WRITTEN EXERCISE ->
Repeat everything from the first line of the listing below through the line that contains "8.02, 9.02, 10.02]", exactly. Leave out pictures.

Source code of charts
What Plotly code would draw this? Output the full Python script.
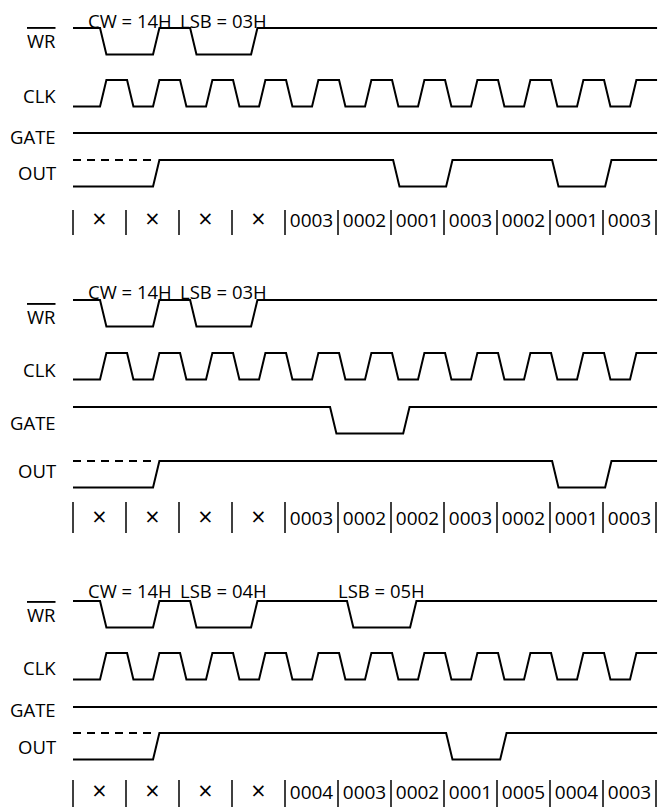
import plotly.graph_objects as go

# ---------------- data (time in clock periods) ----------------
T_END = 11.02
EDGE = 0.12

signal_names = ["WR", "CLK", "GATE", "OUT"]

clk_rise = [0.51, 1.51, 2.51, 3.51, 4.51, 5.51, 6.51, 7.51, 8.51, 9.51, 10.51]
clk_fall = [1.02, 2.02, 3.02, 4.02, 5.02, 6.02, 7.02, 8.02, 9.02, 10.02]

# panel 1
p1_wr_fall = [0.51, 2.21]
p1_wr_rise = [1.51, 3.36]
p1_gate_fall = []
p1_gate_rise = []
p1_out_fall = [6.04, 9.04]
p1_out_rise = [1.51, 7.04, 10.04]
p1_values = ["×", "×", "×", "×", "0003", "0002", "0001", "0003", "0002", "0001", "0003"]
p1_wr_text = ["CW = 14H", "LSB = 03H"]

# panel 2
p2_wr_fall = [0.51, 2.21]
p2_wr_rise = [1.51, 3.36]
p2_gate_fall = [4.85]
p2_gate_rise = [6.23]
p2_out_fall = [9.04]
p2_out_rise = [1.51, 10.04]
p2_values = ["×", "×", "×", "×", "0003", "0002", "0002", "0003", "0002", "0001", "0003"]
p2_wr_text = ["CW = 14H", "LSB = 03H"]

# panel 3
p3_wr_fall = [0.51, 2.21, 5.17]
p3_wr_rise = [1.51, 3.36, 6.36]
p3_gate_fall = []
p3_gate_rise = []
p3_out_fall = [7.04]
p3_out_rise = [1.51, 8.06]
p3_values = ["×", "×", "×", "×", "0004", "0003", "0002", "0001", "0005", "0004", "0003"]
p3_wr_text = ["CW = 14H", "LSB = 04H", "LSB = 05H"]

# ---------------- layout (pixel rows, y axis is in px units) ----------------
W, H = 662, 807
X0_PX, PERIOD_PX = 73, 53
AMP = 26.5
panels_layout = [
    dict(rows={"WR": 28, "CLK": 80, "GATE": 133, "OUT": 160}, val_y=222, bar=(210, 235),
         label_y={"WR": 40, "CLK": 95, "GATE": 136, "OUT": 172}, text_y=20),
    dict(rows={"WR": 300, "CLK": 353, "GATE": 407, "OUT": 461}, val_y=520, bar=(502, 533),
         label_y={"WR": 316, "CLK": 369, "GATE": 422, "OUT": 470}, text_y=291),
    dict(rows={"WR": 601, "CLK": 653, "GATE": 707, "OUT": 733}, val_y=794, bar=(780, 807),
         label_y={"WR": 614, "CLK": 667, "GATE": 709, "OUT": 746}, text_y=590),
]

panels_data = [
    dict(wr=(p1_wr_fall, p1_wr_rise), gate=(p1_gate_fall, p1_gate_rise),
         out=(p1_out_fall, p1_out_rise), values=p1_values, wr_text=p1_wr_text),
    dict(wr=(p2_wr_fall, p2_wr_rise), gate=(p2_gate_fall, p2_gate_rise),
         out=(p2_out_fall, p2_out_rise), values=p2_values, wr_text=p2_wr_text),
    dict(wr=(p3_wr_fall, p3_wr_rise), gate=(p3_gate_fall, p3_gate_rise),
         out=(p3_out_fall, p3_out_rise), values=p3_values, wr_text=p3_wr_text),
]

FONT = "Open Sans, Noto Sans, DejaVu Sans, sans-serif"
LINE = dict(color="black", width=2)


def waveform(init, falls, rises, y_high):
    edges = sorted([(t, 0) for t in falls] + [(t, 1) for t in rises])
    lvl = init
    xs, ys = [0.0], [lvl]
    for t, new in edges:
        xs += [t, t + EDGE]
        ys += [lvl, new]
        lvl = new
    xs.append(T_END)
    ys.append(lvl)
    return xs, [y_high + (1 - v) * AMP for v in ys]


fig = go.Figure()
annotations = []

for lay, dat in zip(panels_layout, panels_data):
    rows = lay["rows"]
    # WR
    x, y = waveform(1, dat["wr"][0], dat["wr"][1], rows["WR"])
    fig.add_trace(go.Scatter(x=x, y=y, mode="lines", line=LINE, hoverinfo="skip"))
    # CLK
    x, y = waveform(0, clk_fall, clk_rise, rows["CLK"])
    fig.add_trace(go.Scatter(x=x, y=y, mode="lines", line=LINE, hoverinfo="skip"))
    # GATE
    x, y = waveform(1, dat["gate"][0], dat["gate"][1], rows["GATE"])
    fig.add_trace(go.Scatter(x=x, y=y, mode="lines", line=LINE, hoverinfo="skip"))
    # OUT (solid, starts low) + dashed undefined-high part
    x, y = waveform(0, dat["out"][0], dat["out"][1], rows["OUT"])
    fig.add_trace(go.Scatter(x=x, y=y, mode="lines", line=LINE, hoverinfo="skip"))
    first_rise = min(dat["out"][1])
    fig.add_trace(go.Scatter(x=[0, first_rise + EDGE * 0.4], y=[rows["OUT"], rows["OUT"]],
                             mode="lines", line=dict(color="black", width=2, dash="8px,6px"),
                             hoverinfo="skip"))
    # cell dividers
    n = len(dat["values"])
    bx, by = [], []
    for k in range(n + 1):
        bx += [k, k, None]
        by += [lay["bar"][0], lay["bar"][1], None]
    fig.add_trace(go.Scatter(x=bx, y=by, mode="lines", line=dict(color="black", width=1.5),
                             hoverinfo="skip"))
    # cell values
    sizes = [25 if v == "×" else 19 for v in dat["values"]]
    fig.add_trace(go.Scatter(x=[k + 0.5 for k in range(n)], y=[lay["val_y"]] * n,
                             mode="text", text=dat["values"],
                             textfont=dict(family=FONT, size=sizes, color="black"),
                             hoverinfo="skip"))
    # write-pulse annotations centred over each WR low pulse
    for fall, rise, txt in zip(sorted(dat["wr"][0]), sorted(dat["wr"][1]), dat["wr_text"]):
        annotations.append(dict(x=(fall + rise + EDGE) / 2, y=lay["text_y"], xref="x", yref="y",
                                text=txt, showarrow=False, xanchor="center", yanchor="middle",
                                font=dict(family=FONT, size=18.5, color="black")))
    # signal names
    for name in signal_names:
        label = '<span style="text-decoration:overline">WR</span>' if name == "WR" else name
        annotations.append(dict(x=58 / W, y=lay["label_y"][name], xref="paper", yref="y",
                                text=label, showarrow=False, xanchor="right", yanchor="middle",
                                font=dict(family=FONT, size=18.5, color="black")))

fig.update_layout(
    width=W, height=H,
    margin=dict(l=0, r=0, t=0, b=0),
    paper_bgcolor="white", plot_bgcolor="white",
    showlegend=False,
    xaxis=dict(range=[-X0_PX / PERIOD_PX, (W - X0_PX) / PERIOD_PX], visible=False, fixedrange=True),
    yaxis=dict(range=[H, 0], visible=False, fixedrange=True),
    annotations=annotations,
)

fig.write_html("out.html", config={"displayModeBar": False},
               post_script="document.body.style.margin='0px';")
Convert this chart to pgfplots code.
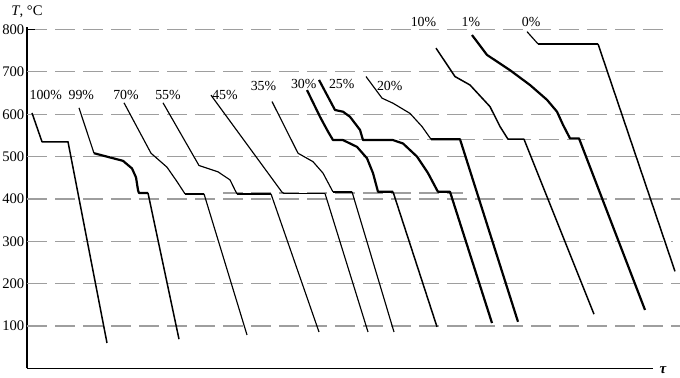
\documentclass[border=0pt]{standalone}
\usepackage{fontspec}
\setmainfont{Liberation Serif}
\usepackage{pgfplots}
\pgfplotsset{compat=1.18}
\tikzset{
  gridln/.style={draw=black!38, line width=1.2bp, dash pattern=on 20bp off 8bp},
  cthin/.style={black, line width=1.15bp, line join=round},
  cmed/.style={black, line width=1.5bp, line join=round},
  cthick/.style={black, line width=2.2bp, line join=round},
}
\newcommand\lbl{\fontsize{13.9}{16}\selectfont}
\begin{document}
\begin{tikzpicture}
\begin{axis}[
  scale only axis, width=626bp, height=341bp,
  xmin=27, xmax=653, ymin=0, ymax=805,
  axis lines=left, axis line style={-, line width=1.7bp, black},
  xtick=\empty, ytick={100,200,...,800},
  major tick length=0pt, tick style={draw=none},
  yticklabel style={font=\fontsize{14.7}{16}\selectfont, inner sep=0pt, xshift=-2.5bp},
  /pgf/number format/assume math mode=true,
  clip=false,
]
% grid lines
\addplot[gridln] coordinates {(27,800)(663,800)};
\addplot[gridln] coordinates {(27,700)(669,700)};
\addplot[gridln] coordinates {(27,600)(680,600)};
\addplot[gridln] coordinates {(27,500)(680,500)};
\addplot[gridln] coordinates {(27,400)(680,400)};
\addplot[gridln] coordinates {(27,300)(673,300)};
\addplot[gridln] coordinates {(27,200)(680,200)};
\addplot[gridln] coordinates {(27,100)(680,100)};
\addplot[gridln] coordinates {(223,414)(463,414)};
\addplot[gridln] coordinates {(343,540)(585,540)};
\addplot[black, line width=1.7bp] coordinates {(27,800)(35,800)};
% 100%
\addplot[cmed] coordinates {(32,603)(42,535)(68,535)(107,60)};
% 99%
\addplot[cthin] coordinates {(79,615)(94,508)};
\addplot[cthick] coordinates {(94,508)(110,498)(123,490)(132,472)(136,451)(138,421)(139,414)(148,414)};
\addplot[cmed] coordinates {(148,414)(179,69)};
% 70%
\addplot[cthin] coordinates {(124,627)(151,508)(167,475)(177,441)(185,412)};
\addplot[cmed] coordinates {(185,412)(204,412)};
\addplot[cthin] coordinates {(204,412)(247,79)};
% 55%
\addplot[cthin] coordinates {(163,627)(199,479)(218,464)(230,445)(235,421)(237,412)};
\addplot[cmed] coordinates {(237,412)(271,412)};
\addplot[cthin] coordinates {(271,412)(319,86)};
% 45%
\addplot[cthin] coordinates {(211,645)(282,416)(284,413)};
\addplot[cmed] coordinates {(284,413)(325,413)};
\addplot[cthin] coordinates {(325,413)(368,86)};
% 35%
\addplot[cthin] coordinates {(272,630)(298,508)(313,488)(323,461)(332,421)(333,417)};
\addplot[cmed] coordinates {(333,417)(352,417)};
\addplot[cthin] coordinates {(352,417)(394,86)};
% 30%
\addplot[cthick] coordinates {(307,657)(320,594)(328,559)(333,539)(343,539)(357,523)(367,496)(373,461)(378,417)(393,417)};
\addplot[cmed] coordinates {(393,417)(437,98)};
% 25%
\addplot[cthick] coordinates {(319,681)(335,610)(343,606)(350,594)(360,563)(363,539)(393,539)(403,531)(417,500)(428,461)(437,421)(438,417)(450,417)(492,107)};
% 20%
\addplot[cthin] coordinates {(366,689)(382,638)(393,626)(410,602)(422,571)(431,541)};
\addplot[cthick] coordinates {(431,541)(460,541)(518,110)};
% 10%
\addplot[cmed] coordinates {(436,756)(455,689)(470,669)(490,618)(500,571)(508,541)(524,541)(594,128)};
% 1%
\addplot[cthick] coordinates {(472,787)(487,740)(510,704)(530,669)(547,634)(557,606)(563,575)(570,543)(579,543)(645,138)};
% 0%
\addplot[cthin] coordinates {(527,795)(538,766)};
\addplot[cthick] coordinates {(538,766)(598,766)};
\addplot[cmed] coordinates {(598,766)(675,229)};
% labels
\node[anchor=base, font=\lbl] at (axis cs:45.8,634) {100\%};
\node[anchor=base, font=\lbl] at (axis cs:81.3,634) {99\%};
\node[anchor=base, font=\lbl] at (axis cs:126,634) {70\%};
\node[anchor=base, font=\lbl] at (axis cs:168,634) {55\%};
\node[anchor=base, font=\lbl] at (axis cs:225,634) {45\%};
\node[anchor=base, font=\lbl] at (axis cs:263.5,655) {35\%};
\node[anchor=base, font=\lbl] at (axis cs:303.7,660) {30\%};
\node[anchor=base, font=\lbl] at (axis cs:341.7,660) {25\%};
\node[anchor=base, font=\lbl] at (axis cs:389.7,657) {20\%};
\node[anchor=base, font=\lbl] at (axis cs:423.5,808) {10\%};
\node[anchor=base, font=\lbl] at (axis cs:470.8,808) {1\%};
\node[anchor=base, font=\lbl] at (axis cs:531.2,808) {0\%};
\node[anchor=base, font=\fontsize{14.7}{16}\selectfont] at (axis cs:27,832) {\textit{T}, °C};
\node[anchor=base, inner sep=1pt, font=\fontsize{15}{16}\selectfont\bfseries\itshape] at (axis cs:663,-13) {τ};
\end{axis}
\pgfresetboundingbox
\path[use as bounding box] (-27bp,-9.6bp) rectangle (653bp,368.4bp);
\end{tikzpicture}
\end{document}
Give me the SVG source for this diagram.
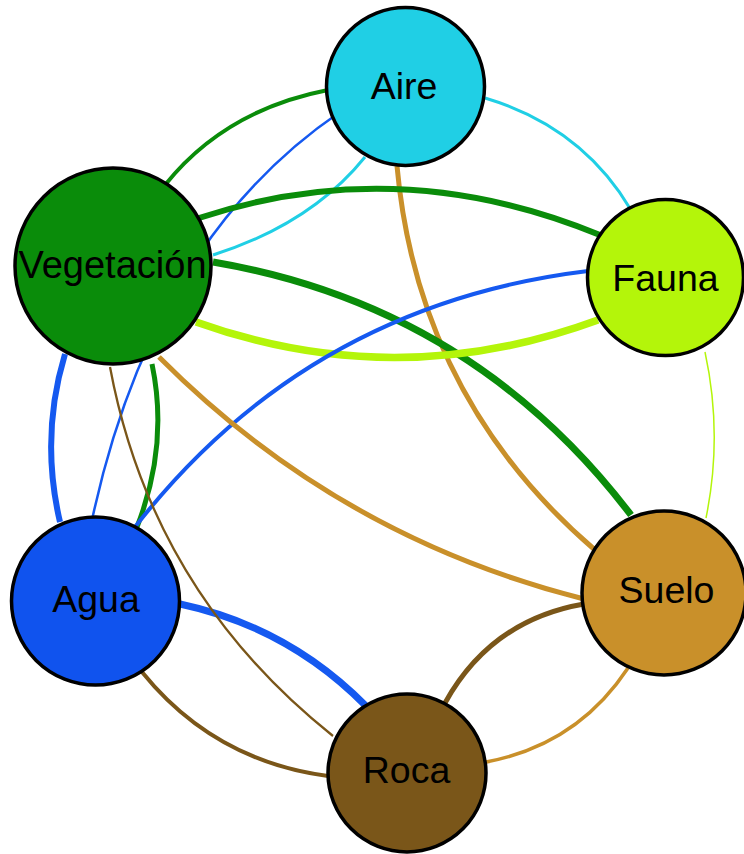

FULL ANSWER ->
What Plotly code would draw this? Output the full Python script.
import plotly.graph_objects as go

# ---------------- data (time in clock periods) ----------------
T_END = 11.02
EDGE = 0.12

signal_names = ["WR", "CLK", "GATE", "OUT"]

clk_rise = [0.51, 1.51, 2.51, 3.51, 4.51, 5.51, 6.51, 7.51, 8.51, 9.51, 10.51]
clk_fall = [1.02, 2.02, 3.02, 4.02, 5.02, 6.02, 7.02, 8.02, 9.02, 10.02]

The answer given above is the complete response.